Starting at the top of the listing, extract every line up to and including the one with "markers = ['s', 'o', '^']". Pictures stay out of the copy.
## BEGIN
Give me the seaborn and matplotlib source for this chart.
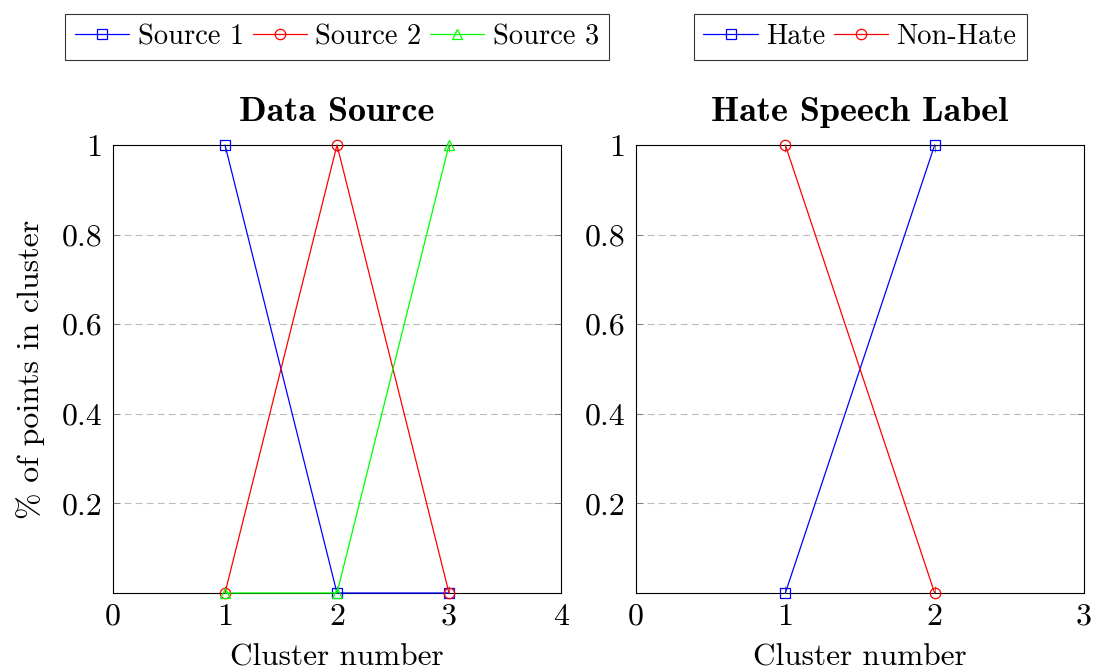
import pandas as pd
import seaborn as sns
import matplotlib.pyplot as plt
from matplotlib.lines import Line2D

# Datos del gráfico
clusters_src = [1, 2, 3]
source1 = [1, 0, 0]
source2 = [0, 1, 0]
source3 = [0, 0, 1]
src_labels = ['Source 1', 'Source 2', 'Source 3']

clusters_hate = [1, 2]
hate = [0, 1]
non_hate = [1, 0]
hate_labels = ['Hate', 'Non-Hate']

y_ticks = [0.2, 0.4, 0.6, 0.8, 1.0]
y_ticklabels = ['0.2', '0.4', '0.6', '0.8', '1']
x_ticks_left = [0, 1, 2, 3, 4]
x_ticks_right = [0, 1, 2, 3]

colors = ['#0000ff', '#ff0000', '#00ff00']
markers = ['s', 'o', '^']

sns.set_style('ticks')
plt.rcParams['font.family'] = ['cmr10', 'DejaVu Serif']
plt.rcParams['axes.formatter.use_mathtext'] = True
plt.rcParams['text.color'] = 'black'
plt.rcParams['axes.labelcolor'] = 'black'

fig = plt.figure(figsize=(10.95, 6.71), dpi=100)
ax1 = fig.add_axes([113 / 1095, 78 / 671, 448 / 1095, 448 / 671])
ax2 = fig.add_axes([636 / 1095, 78 / 671, 448 / 1095, 448 / 671])

FS_TICK = 23
FS_LAB = 22.5
FS_LEG = 20.5
FS_TITLE = 26


def draw_panel(ax, x, series, labels, xticks, title):
    handles = []
    for i, (vals, lab) in enumerate(zip(series, labels)):
        df = pd.DataFrame({'x': x, 'y': vals})
        sns.lineplot(data=df, x='x', y='y', ax=ax, color=colors[i], marker=markers[i],
                     markersize=7.5, markerfacecolor='none', markeredgecolor=colors[i],
                     markeredgewidth=0.9, linewidth=0.9, zorder=3 + i, clip_on=False)
        handles.append(Line2D([], [], color=colors[i], marker=markers[i], markersize=7.5,
                              markerfacecolor='none', markeredgecolor=colors[i],
                              markeredgewidth=0.9, linewidth=0.9))
    ax.set_xlim(xticks[0], xticks[-1])
    ax.set_ylim(0, 1)
    ax.set_xticks(xticks)
    ax.set_xticklabels([str(t) for t in xticks], fontsize=FS_TICK)
    ax.set_yticks(y_ticks)
    ax.set_yticklabels(y_ticklabels, fontsize=FS_TICK)
    ax.yaxis.grid(True, linestyle=(0, (6, 4)), color='#bbbbbb', linewidth=0.8)
    ax.tick_params(direction='in', length=5, width=0.7, color='#808080',
                   labelcolor='black', top=True, right=True, pad=7.5)
    for sp in ax.spines.values():
        sp.set_linewidth(0.8)
        sp.set_color('black')
    ax.set_xlabel('Cluster number', fontsize=FS_LAB, labelpad=9)
    ax.set_ylabel('')
    ax.set_title(title, fontsize=FS_TITLE, fontfamily='cmb10', pad=17, color='black')
    leg = ax.legend(handles, labels, loc='lower center', bbox_to_anchor=(0.5, 1 + 85 / 448),
                    ncol=len(labels), fontsize=FS_LEG, frameon=True, fancybox=False,
                    edgecolor='black', handlelength=1.9, handletextpad=0.3,
                    columnspacing=0.3, borderpad=0.35, borderaxespad=0)
    leg.get_frame().set_linewidth(0.8)


draw_panel(ax1, clusters_src, [source1, source2, source3], src_labels,
           x_ticks_left, 'Data Source')
draw_panel(ax2, clusters_hate, [hate, non_hate], hate_labels,
           x_ticks_right, 'Hate Speech Label')
ax1.set_ylabel('% of points in cluster', fontsize=FS_TICK, labelpad=12)

fig.savefig('out.png', dpi=100)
## END
- _Response to this task_
Give me the seaborn and matplotlib source for this chart.
import pandas as pd
import seaborn as sns
import matplotlib.pyplot as plt
from matplotlib.lines import Line2D

# Datos del gráfico
clusters_src = [1, 2, 3]
source1 = [1, 0, 0]
source2 = [0, 1, 0]
source3 = [0, 0, 1]
src_labels = ['Source 1', 'Source 2', 'Source 3']

clusters_hate = [1, 2]
hate = [0, 1]
non_hate = [1, 0]
hate_labels = ['Hate', 'Non-Hate']

y_ticks = [0.2, 0.4, 0.6, 0.8, 1.0]
y_ticklabels = ['0.2', '0.4', '0.6', '0.8', '1']
x_ticks_left = [0, 1, 2, 3, 4]
x_ticks_right = [0, 1, 2, 3]

colors = ['#0000ff', '#ff0000', '#00ff00']
markers = ['s', 'o', '^']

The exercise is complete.